## Start Data lines

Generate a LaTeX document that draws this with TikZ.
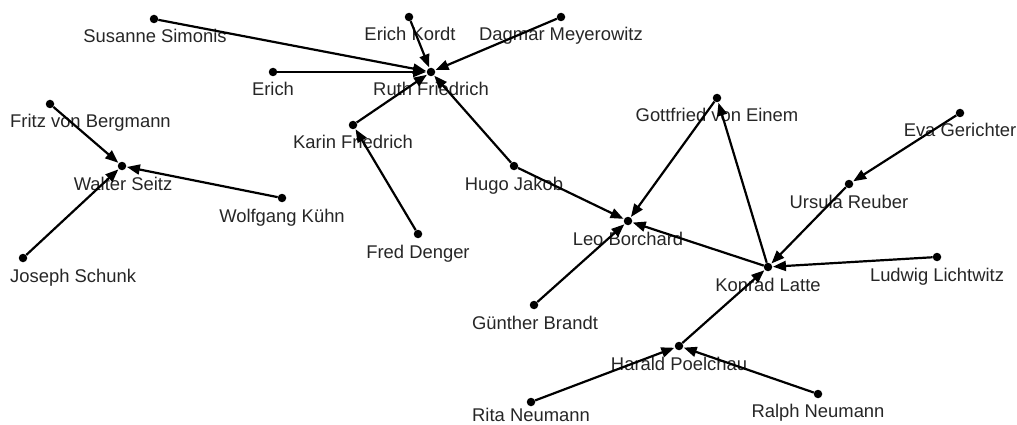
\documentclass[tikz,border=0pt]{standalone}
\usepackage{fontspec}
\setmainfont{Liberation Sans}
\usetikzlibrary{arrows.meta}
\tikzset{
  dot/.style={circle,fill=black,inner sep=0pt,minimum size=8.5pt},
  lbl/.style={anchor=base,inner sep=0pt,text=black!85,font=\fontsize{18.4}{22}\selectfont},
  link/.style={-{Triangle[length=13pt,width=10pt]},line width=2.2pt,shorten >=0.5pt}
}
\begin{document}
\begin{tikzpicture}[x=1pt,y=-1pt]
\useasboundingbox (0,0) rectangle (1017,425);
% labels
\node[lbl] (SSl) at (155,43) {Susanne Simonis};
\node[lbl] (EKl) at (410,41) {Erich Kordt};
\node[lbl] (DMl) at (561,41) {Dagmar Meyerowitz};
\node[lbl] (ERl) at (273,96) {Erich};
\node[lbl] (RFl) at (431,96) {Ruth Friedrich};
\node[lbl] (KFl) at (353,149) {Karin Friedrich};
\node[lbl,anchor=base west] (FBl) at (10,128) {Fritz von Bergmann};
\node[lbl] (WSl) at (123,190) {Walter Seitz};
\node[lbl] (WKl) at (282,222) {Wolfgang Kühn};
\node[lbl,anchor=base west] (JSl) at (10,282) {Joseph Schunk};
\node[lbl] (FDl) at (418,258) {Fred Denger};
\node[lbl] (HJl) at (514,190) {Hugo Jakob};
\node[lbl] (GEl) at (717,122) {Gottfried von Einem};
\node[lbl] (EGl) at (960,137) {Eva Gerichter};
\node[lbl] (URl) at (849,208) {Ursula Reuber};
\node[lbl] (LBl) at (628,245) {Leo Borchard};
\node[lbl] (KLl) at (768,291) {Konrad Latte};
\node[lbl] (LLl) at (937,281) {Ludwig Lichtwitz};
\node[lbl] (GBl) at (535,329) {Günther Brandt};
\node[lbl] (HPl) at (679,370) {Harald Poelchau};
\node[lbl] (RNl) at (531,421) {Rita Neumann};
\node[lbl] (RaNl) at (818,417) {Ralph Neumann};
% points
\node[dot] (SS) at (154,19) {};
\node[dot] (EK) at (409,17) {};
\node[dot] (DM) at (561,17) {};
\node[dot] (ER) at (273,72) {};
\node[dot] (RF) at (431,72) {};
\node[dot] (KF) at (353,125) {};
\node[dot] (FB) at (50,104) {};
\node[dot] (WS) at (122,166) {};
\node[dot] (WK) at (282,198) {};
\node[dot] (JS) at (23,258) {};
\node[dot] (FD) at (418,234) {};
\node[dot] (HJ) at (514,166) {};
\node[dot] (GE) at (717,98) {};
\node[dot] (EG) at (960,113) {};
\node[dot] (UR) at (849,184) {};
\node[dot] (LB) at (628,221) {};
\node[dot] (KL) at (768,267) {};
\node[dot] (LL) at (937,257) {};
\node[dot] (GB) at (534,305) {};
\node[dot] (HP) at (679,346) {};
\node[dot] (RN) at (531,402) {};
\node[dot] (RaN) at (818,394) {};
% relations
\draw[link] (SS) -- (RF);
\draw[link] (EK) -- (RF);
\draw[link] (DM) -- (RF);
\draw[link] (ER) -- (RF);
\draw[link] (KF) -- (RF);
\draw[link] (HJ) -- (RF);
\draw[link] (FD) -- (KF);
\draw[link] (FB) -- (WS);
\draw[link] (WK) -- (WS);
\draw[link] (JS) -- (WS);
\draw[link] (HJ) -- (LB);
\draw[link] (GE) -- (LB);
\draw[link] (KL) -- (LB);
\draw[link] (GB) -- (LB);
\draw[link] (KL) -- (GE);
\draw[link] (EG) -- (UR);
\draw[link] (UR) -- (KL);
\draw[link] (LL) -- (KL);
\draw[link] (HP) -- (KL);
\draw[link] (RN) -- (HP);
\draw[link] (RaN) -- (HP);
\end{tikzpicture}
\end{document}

## End Data lines

Aim of the task:
Except for the pictures, copy the material above exactly.

Output of the exercise:
Generate a LaTeX document that draws this with TikZ.
\documentclass[tikz,border=0pt]{standalone}
\usepackage{fontspec}
\setmainfont{Liberation Sans}
\usetikzlibrary{arrows.meta}
\tikzset{
  dot/.style={circle,fill=black,inner sep=0pt,minimum size=8.5pt},
  lbl/.style={anchor=base,inner sep=0pt,text=black!85,font=\fontsize{18.4}{22}\selectfont},
  link/.style={-{Triangle[length=13pt,width=10pt]},line width=2.2pt,shorten >=0.5pt}
}
\begin{document}
\begin{tikzpicture}[x=1pt,y=-1pt]
\useasboundingbox (0,0) rectangle (1017,425);
% labels
\node[lbl] (SSl) at (155,43) {Susanne Simonis};
\node[lbl] (EKl) at (410,41) {Erich Kordt};
\node[lbl] (DMl) at (561,41) {Dagmar Meyerowitz};
\node[lbl] (ERl) at (273,96) {Erich};
\node[lbl] (RFl) at (431,96) {Ruth Friedrich};
\node[lbl] (KFl) at (353,149) {Karin Friedrich};
\node[lbl,anchor=base west] (FBl) at (10,128) {Fritz von Bergmann};
\node[lbl] (WSl) at (123,190) {Walter Seitz};
\node[lbl] (WKl) at (282,222) {Wolfgang Kühn};
\node[lbl,anchor=base west] (JSl) at (10,282) {Joseph Schunk};
\node[lbl] (FDl) at (418,258) {Fred Denger};
\node[lbl] (HJl) at (514,190) {Hugo Jakob};
\node[lbl] (GEl) at (717,122) {Gottfried von Einem};
\node[lbl] (EGl) at (960,137) {Eva Gerichter};
\node[lbl] (URl) at (849,208) {Ursula Reuber};
\node[lbl] (LBl) at (628,245) {Leo Borchard};
\node[lbl] (KLl) at (768,291) {Konrad Latte};
\node[lbl] (LLl) at (937,281) {Ludwig Lichtwitz};
\node[lbl] (GBl) at (535,329) {Günther Brandt};
\node[lbl] (HPl) at (679,370) {Harald Poelchau};
\node[lbl] (RNl) at (531,421) {Rita Neumann};
\node[lbl] (RaNl) at (818,417) {Ralph Neumann};
% points
\node[dot] (SS) at (154,19) {};
\node[dot] (EK) at (409,17) {};
\node[dot] (DM) at (561,17) {};
\node[dot] (ER) at (273,72) {};
\node[dot] (RF) at (431,72) {};
\node[dot] (KF) at (353,125) {};
\node[dot] (FB) at (50,104) {};
\node[dot] (WS) at (122,166) {};
\node[dot] (WK) at (282,198) {};
\node[dot] (JS) at (23,258) {};
\node[dot] (FD) at (418,234) {};
\node[dot] (HJ) at (514,166) {};
\node[dot] (GE) at (717,98) {};
\node[dot] (EG) at (960,113) {};
\node[dot] (UR) at (849,184) {};
\node[dot] (LB) at (628,221) {};
\node[dot] (KL) at (768,267) {};
\node[dot] (LL) at (937,257) {};
\node[dot] (GB) at (534,305) {};
\node[dot] (HP) at (679,346) {};
\node[dot] (RN) at (531,402) {};
\node[dot] (RaN) at (818,394) {};
% relations
\draw[link] (SS) -- (RF);
\draw[link] (EK) -- (RF);
\draw[link] (DM) -- (RF);
\draw[link] (ER) -- (RF);
\draw[link] (KF) -- (RF);
\draw[link] (HJ) -- (RF);
\draw[link] (FD) -- (KF);
\draw[link] (FB) -- (WS);
\draw[link] (WK) -- (WS);
\draw[link] (JS) -- (WS);
\draw[link] (HJ) -- (LB);
\draw[link] (GE) -- (LB);
\draw[link] (KL) -- (LB);
\draw[link] (GB) -- (LB);
\draw[link] (KL) -- (GE);
\draw[link] (EG) -- (UR);
\draw[link] (UR) -- (KL);
\draw[link] (LL) -- (KL);
\draw[link] (HP) -- (KL);
\draw[link] (RN) -- (HP);
\draw[link] (RaN) -- (HP);
\end{tikzpicture}
\end{document}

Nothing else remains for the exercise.